Eshell is a command interpreter like a normal shell, but it does not run bash or any other shell underneath. Like bash, it has several types of commands: while bash has aliases, functions, and falls back to $PATH, eshell has aliases, lisp functions, eshell functions, and falls back to $PATH.

So, for example, you can run:

~ $ find-file foo.txt

and the lisp function find-file will be executed non-interactively (unlike M-x), meaning all necessary arguments must be passed in. This is one way to tell emacs to edit a file from eshell. It's probably faster to run C-x C-f, since it will default to the directory that eshell is currently in.

When you run:

~ $ ls

it actually runs the function eshell/ls, which will get a directory listing without calling /bin/ls. There are similar builtins; if you run C-h f eshell/ <TAB> you can get a list of them.

One of the major points of the eshell builtin functions is to make commands fit into other existing emacs functions. For example, grep will go into the *grep* buffer so that you can quickly jump to the results.

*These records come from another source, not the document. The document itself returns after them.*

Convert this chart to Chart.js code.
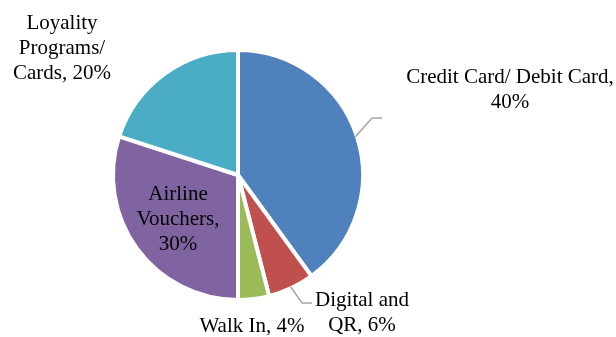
<!DOCTYPE html>
<html>
<head>
<meta charset="utf-8">
<script src="https://cdn.jsdelivr.net/npm/chart.js@4.4.1/dist/chart.umd.min.js"></script>
<style>
  html, body { margin: 0; padding: 0; background: #fff; }
  #wrap { width: 616px; height: 337px; }
</style>
</head>
<body>
<div id="wrap"><canvas id="payChart"></canvas></div>
<script>
// Payment channels, clockwise from 12 o'clock
const categories = ['Credit Card/ Debit Card', 'Digital and QR', 'Walk In', 'Airline Vouchers', 'Loyality Programs/ Cards'];
const shares = [40, 6, 4, 30, 20];
const sliceColors = ['#4F81BD', '#C0504D', '#9BBB59', '#8064A2', '#4BACC6'];

// where each label sits (centre x, first baseline y), wrap width, and whether it gets a leader line
const labelSpots = [
  { x: 510, y: 83, wrap: 215, leader: [[372, 118], [382, 118]] },
  { x: 362, y: 306, wrap: 100, leader: [[302, 303], [312, 303]] },
  { x: 252, y: 332, wrap: 120 },
  { x: 178, y: 200, wrap: 95 },
  { x: 62, y: 29, wrap: 100 }
];

const FONT = '21px "Liberation Serif", "Times New Roman", serif';
const LINE_H = 25;

function wrapText(ctx, text, maxW) {
  const words = text.split(' ');
  const lines = [];
  let cur = '';
  for (let w of words) {
    const test = cur ? cur + ' ' + w : w;
    if (cur && ctx.measureText(test).width > maxW) {
      lines.push(cur);
      cur = w;
    } else {
      cur = test;
    }
  }
  if (cur) lines.push(cur);
  return lines;
}

const sliceLabels = {
  id: 'sliceLabels',
  afterDatasetsDraw(chart) {
    const ctx = chart.ctx;
    const arcs = chart.getDatasetMeta(0).data;
    ctx.save();
    ctx.font = FONT;
    ctx.fillStyle = '#000';
    ctx.textAlign = 'center';
    ctx.textBaseline = 'alphabetic';
    arcs.forEach((arc, i) => {
      const spot = labelSpots[i];
      // leader line starts at the middle of the slice's outer edge
      if (spot.leader) {
        const p = arc.getProps(['x', 'y', 'startAngle', 'endAngle', 'outerRadius'], true);
        const mid = (p.startAngle + p.endAngle) / 2;
        const r = p.outerRadius - 1.5;
        ctx.beginPath();
        ctx.moveTo(p.x + Math.cos(mid) * r, p.y + Math.sin(mid) * r);
        spot.leader.forEach(pt => ctx.lineTo(pt[0], pt[1]));
        ctx.strokeStyle = '#A6A6A6';
        ctx.lineWidth = 1.5;
        ctx.stroke();
      }
      const text = categories[i] + ', ' + shares[i] + '%';
      wrapText(ctx, text, spot.wrap).forEach((line, k) => {
        ctx.fillText(line, spot.x, spot.y + k * LINE_H);
      });
    });
    ctx.restore();
  }
};

new Chart(document.getElementById('payChart'), {
  type: 'pie',
  data: {
    labels: categories,
    datasets: [{
      data: shares,
      backgroundColor: sliceColors,
      borderColor: '#FFFFFF',
      borderWidth: 4
    }]
  },
  options: {
    responsive: true,
    maintainAspectRatio: false,
    animation: false,
    events: [],
    layout: { padding: { top: 48, bottom: 35, left: 111, right: 251 } },
    plugins: {
      legend: { display: false },
      tooltip: { enabled: false }
    }
  },
  plugins: [sliceLabels]
});
</script>
</body>
</html>
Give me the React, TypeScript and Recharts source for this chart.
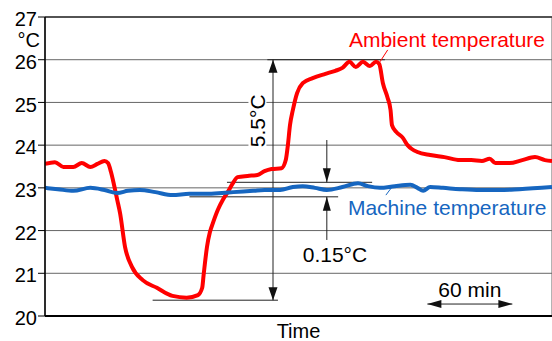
import { LineChart, Line, XAxis, YAxis, CartesianGrid, ReferenceLine, ReferenceDot } from 'recharts'

const FONT = '"Liberation Sans", Arial, Helvetica, sans-serif'
const RED = '#ff0000'
const BLUE = '#1666c0'
const INK = '#111'

// x is time in minutes (grid every 30 min), y is temperature in °C
const xTicks = [0, 30, 60, 90, 120, 150, 180, 210, 240, 270, 300, 330]
const yTicks = [20, 21, 22, 23, 24, 25, 26, 27]

const ambientTime = [
  0, 7, 13, 20, 26, 32, 37, 42, 44.5, 46.6, 48, 51, 53, 56.5, 61.4, 69, 79, 90, 100, 108,
  111, 112, 114.4, 116.5, 118.6, 122, 125.6, 129, 132.7, 136, 143, 150, 155, 160, 167, 170,
  171.5, 173, 175, 178, 182, 189, 198, 205, 210, 215, 219.5, 224.5, 229.4, 233.7, 236,
  238.6, 242, 244, 245, 248, 252.7, 256, 259, 263, 272, 282, 293, 301, 308.5, 314, 318,
  328, 337, 346, 353, 358,
]
const ambientTemp = [
  23.56, 23.6, 23.49, 23.49, 23.58, 23.49, 23.56, 23.63, 23.58, 23.37, 23.18, 22.72, 22.41,
  21.62, 21.15, 20.84, 20.66, 20.47, 20.43, 20.49, 20.66, 20.96, 21.62, 21.97, 22.18, 22.48,
  22.72, 22.9, 23.11, 23.25, 23.28, 23.3, 23.39, 23.44, 23.46, 23.65, 24.0, 24.47, 24.82,
  25.22, 25.45, 25.57, 25.67, 25.74, 25.81, 25.95, 25.83, 25.95, 25.85, 25.95, 25.9, 25.45,
  25.1, 24.82, 24.47, 24.31, 24.17, 24.0, 23.91, 23.84, 23.77, 23.72, 23.65, 23.65, 23.63,
  23.68, 23.58, 23.58, 23.65, 23.72, 23.65, 23.63,
]

const machineTime = [
  0, 9, 20, 32, 42, 51, 58.6, 67, 78, 90, 102, 114, 125, 133, 147, 155, 166, 175, 182,
  190.6, 199, 210, 221, 228, 236.5, 247, 258, 263, 267, 272, 281, 293, 307, 321, 335, 358,
]
const machineTemp = [
  23.0, 22.97, 22.93, 23.0, 22.95, 22.88, 22.93, 22.95, 22.9, 22.83, 22.86, 22.86, 22.88,
  22.9, 22.93, 22.95, 22.95, 23.02, 23.04, 23.0, 22.95, 23.02, 23.11, 23.04, 23.0, 23.04,
  23.07, 23.0, 22.93, 23.02, 23.0, 22.97, 22.95, 22.95, 22.97, 23.02,
]

const ambientData = ambientTime.map((t, i) => ({ t, v: ambientTemp[i] }))
const machineData = machineTime.map((t, i) => ({ t, v: machineTemp[i] }))

type Dir = 'up' | 'down' | 'left' | 'right'

const arrowHead = (dir: Dir, len = 13, half = 4.5) => (p: any) => {
  const { cx, cy } = p
  let d = ''
  if (dir === 'up') d = `M${cx},${cy}L${cx - half},${cy + len}L${cx + half},${cy + len}Z`
  if (dir === 'down') d = `M${cx},${cy}L${cx - half},${cy - len}L${cx + half},${cy - len}Z`
  if (dir === 'left') d = `M${cx},${cy}L${cx + len},${cy - half}L${cx + len},${cy + half}Z`
  if (dir === 'right') d = `M${cx},${cy}L${cx - len},${cy - half}L${cx - len},${cy + half}Z`
  return <path d={d} fill={INK} />
}

const textShape =
  (text: string, color: string, anchor: 'start' | 'middle' | 'end' = 'start', size = 21) =>
  (p: any) => (
    <text x={p.cx} y={p.cy} fill={color} fontSize={size} fontFamily={FONT} textAnchor={anchor}>
      {text}
    </text>
  )

const rotatedLabel = (p: any) => (
  <g>
    <rect x={p.cx - 9} y={p.cy - 29} width={18} height={58} fill="#fff" />
    <text
      x={p.cx}
      y={p.cy}
      dy="0.36em"
      fill="#000"
      fontSize={21}
      fontFamily={FONT}
      textAnchor="middle"
      transform={`rotate(-90 ${p.cx} ${p.cy})`}
    >
      5.5°C
    </text>
  </g>
)

export default function App() {
  return (
    <div style={{ position: 'absolute', left: 0, top: 0, background: '#fff' }}>
      <LineChart width={552} height={341} margin={{ top: 17, right: 0, bottom: 0, left: 0 }}>
        <CartesianGrid stroke="#666" strokeWidth={1} />
        <XAxis
          type="number"
          dataKey="t"
          domain={[0, 358]}
          allowDataOverflow
          ticks={xTicks}
          tick={false}
          tickLine={false}
          height={25}
          axisLine={{ stroke: '#000', strokeWidth: 2 }}
          label={{ value: 'Time', position: 'insideBottom', offset: 3, fill: '#000', fontSize: 20, fontFamily: FONT }}
        />
        <YAxis
          type="number"
          domain={[20, 27]}
          ticks={yTicks}
          width={45}
          tickSize={7}
          tickMargin={1}
          axisLine={{ stroke: '#000', strokeWidth: 1.5 }}
          tickLine={{ stroke: '#000' }}
          tick={{ fill: '#000', fontSize: 20, fontFamily: FONT, dy: 2 }}
        />
        <ReferenceLine y={27} stroke="#333" strokeWidth={1.5} />

        {/* 5.5°C bracket */}
        <ReferenceLine segment={[{ x: 157, y: 26 }, { x: 240, y: 26 }]} stroke="#222" />
        <ReferenceLine segment={[{ x: 76, y: 20.37 }, { x: 164.5, y: 20.37 }]} stroke="#222" />
        <ReferenceLine segment={[{ x: 161, y: 20.37 }, { x: 161, y: 26 }]} stroke="#222" />
        <ReferenceDot x={161} y={26} shape={arrowHead('up')} />
        <ReferenceDot x={161} y={20.37} shape={arrowHead('down')} />
        <ReferenceDot x={150} y={24.57} shape={rotatedLabel} />

        {/* 0.15°C bracket */}
        <ReferenceLine segment={[{ x: 128.5, y: 23.13 }, { x: 231, y: 23.13 }]} stroke="#222" />
        <ReferenceLine segment={[{ x: 102, y: 22.79 }, { x: 207, y: 22.79 }]} stroke="#222" />
        <ReferenceLine segment={[{ x: 199, y: 24.12 }, { x: 199, y: 23.13 }]} stroke="#222" />
        <ReferenceLine segment={[{ x: 199, y: 22.79 }, { x: 199, y: 21.78 }]} stroke="#222" />
        <ReferenceDot x={199} y={23.13} shape={arrowHead('down', 14, 4)} />
        <ReferenceDot x={199} y={22.79} shape={arrowHead('up', 14, 4)} />
        <ReferenceDot x={182} y={21.27} shape={textShape('0.15°C', '#000')} />

        {/* 60 min scale */}
        <ReferenceLine segment={[{ x: 270, y: 20.28 }, { x: 330, y: 20.28 }]} stroke="#222" />
        <ReferenceDot x={270} y={20.28} shape={arrowHead('left', 14, 4)} />
        <ReferenceDot x={330} y={20.28} shape={arrowHead('right', 14, 4)} />
        <ReferenceDot x={300} y={20.45} shape={textShape('60 min', '#000', 'middle')} />

        <Line
          data={ambientData}
          dataKey="v"
          type="monotone"
          stroke={RED}
          strokeWidth={4}
          dot={false}
          strokeLinejoin="round"
          isAnimationActive={false}
        />
        <Line
          data={machineData}
          dataKey="v"
          type="monotone"
          stroke={BLUE}
          strokeWidth={4}
          dot={false}
          strokeLinejoin="round"
          isAnimationActive={false}
        />

        {/* series labels with leader lines */}
        <ReferenceLine segment={[{ x: 242, y: 26.23 }, { x: 236.5, y: 25.95 }]} stroke={RED} />
        <ReferenceDot x={214.6} y={26.3} shape={textShape('Ambient temperature', RED)} />
        <ReferenceLine segment={[{ x: 245, y: 23.02 }, { x: 240.7, y: 22.83 }]} stroke={BLUE} />
        <ReferenceDot x={213.9} y={22.36} shape={textShape('Machine temperature', BLUE)} />
        <ReferenceDot x={0} y={26.3} ifOverflow="visible" shape={(p: any) => (
          <text x={p.cx - 5} y={p.cy} fill="#000" fontSize={20} fontFamily={FONT} textAnchor="end">°C</text>
        )} />
      </LineChart>
    </div>
  )
}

It also has aliases, which are somewhat similar to bash aliases, but act a bit like functions in the way they handle arguments. For example, in bash, you might say

alias ll='ls -l'

while in eshell you would say

alias ll ls -l '$*'

and both of those mean the same thing. The $* means basically "expand all arguments", and it's necessary to quote it. You can run alias to see all aliases you've created.

Eric Warmenhoven
eshell gives you an uniform shell across platforms (i.e. an ls-command that works the same way on both Linux and Windows).
slu
Perfect! Just what I wanted, a mix of tutorial, workflow and reference source. Sad the documentation isn't very complete. There are other things I'd like to know, like how to customize the prompt. I think I got to learn a little elisp and dive into the code when I get some time.